One of our guidelines is:
“Take the second to last bus or train home. Never count on being able to get the very last bus. Always make sure you have a backup.”
You might look at that and think we are controlling– but underneath that guideline (like so many others) is a real story of disappointment.
About 4 months after my second daughter was born, my colleague and I won an incredibly prestigious research award, which was to be presented at a conference in Toronto. (We lived in Virginia at the time.) I hadn’t planned to attend the conference, since it would be such a production with an toddler and an infant, but my colleague insisted that I come. “You get something like this once in a lifetime,” she said. “And you simply can’t miss it.

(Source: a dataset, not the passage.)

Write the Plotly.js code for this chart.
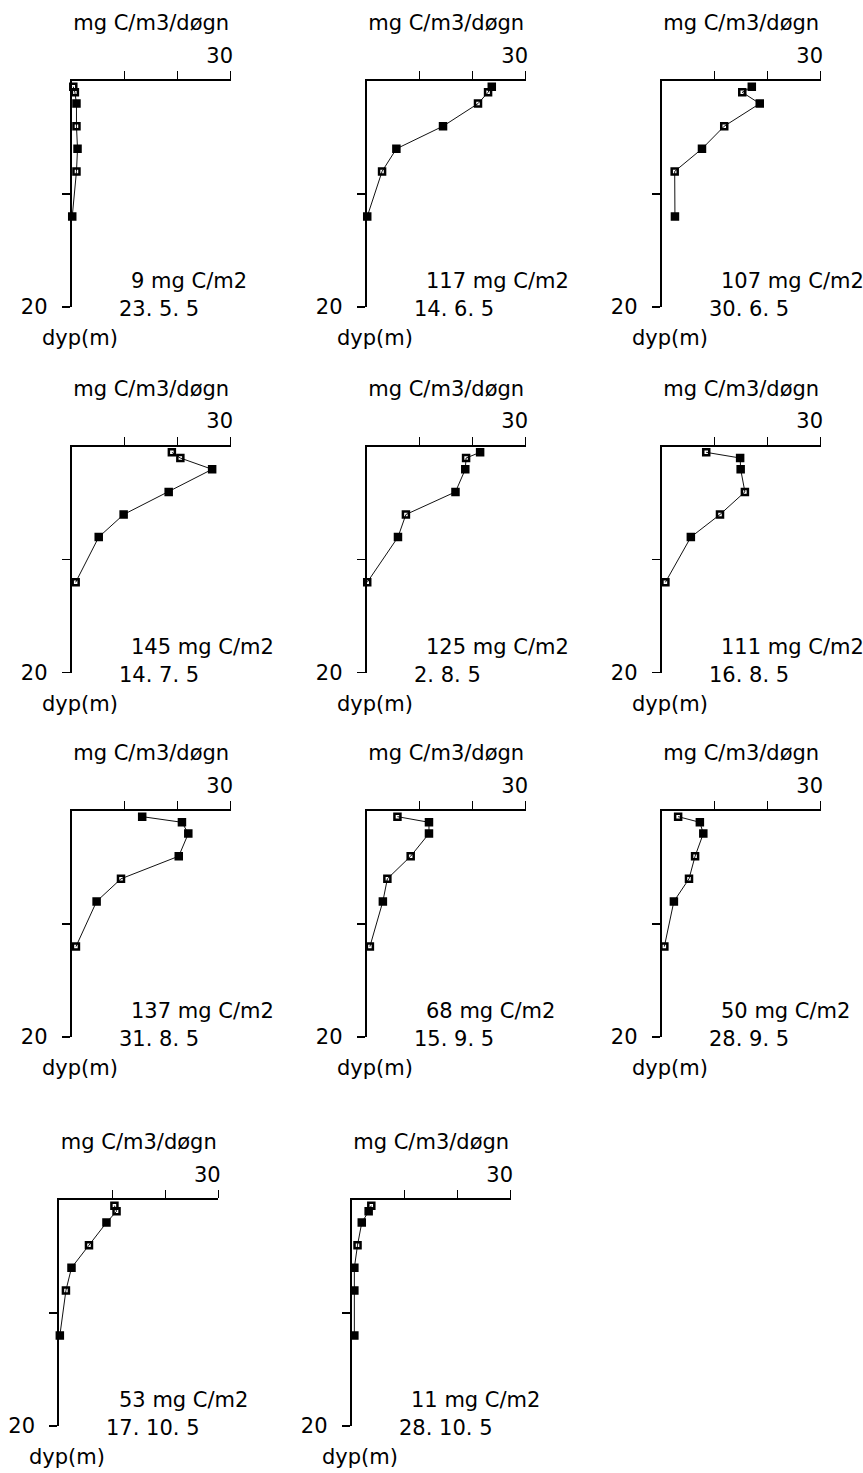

My DH was also pretty excited to be invited to the schmancy reception, so we made plans to go as a family. And, we planned to take our au pair. I wanted to be able to enjoy myself at the reception, and not worry about wearing my babygirl and sneaking into a corner to nurse her to keep her contented. Our au pair could watch the girls during the reception, and my husband would come with me and take a few photos for my scrapbook. During the day, our au pair could explore Toronto.
The reception was at 6, and our au pair was due back at 5 so that I could shower and get all glamorous in the way that professors get glamorous (which takes a bit of time, as you might imagine). But at 5 o’clock, our au pair had not returned. At 5:30, she still wasn’t back. At 5:45 I’d started to feel sick, and then she called from the first pay phone she could figure out how to use. (This was before cell phones were common).
Our au pair was at Niagara Falls. She’d missed the bus that she needed to take to get back to Toronto by 5. The next bus would get her back by 7:30.
My DH changed out of his suit, and settled in to watch the girls. I went to the awards ceremony alone.
The moral of the story
After this experience, we came up with the guideline of “Second to last bus”. If the last bus you could take would leave at 3:30 to get you home by 5:00, you were to take the 2:30 bus to get back by 4:00. That way, if you missed the 2:30 bus (or if the bus itself was late), there would still be a good chance that you’d be back in time.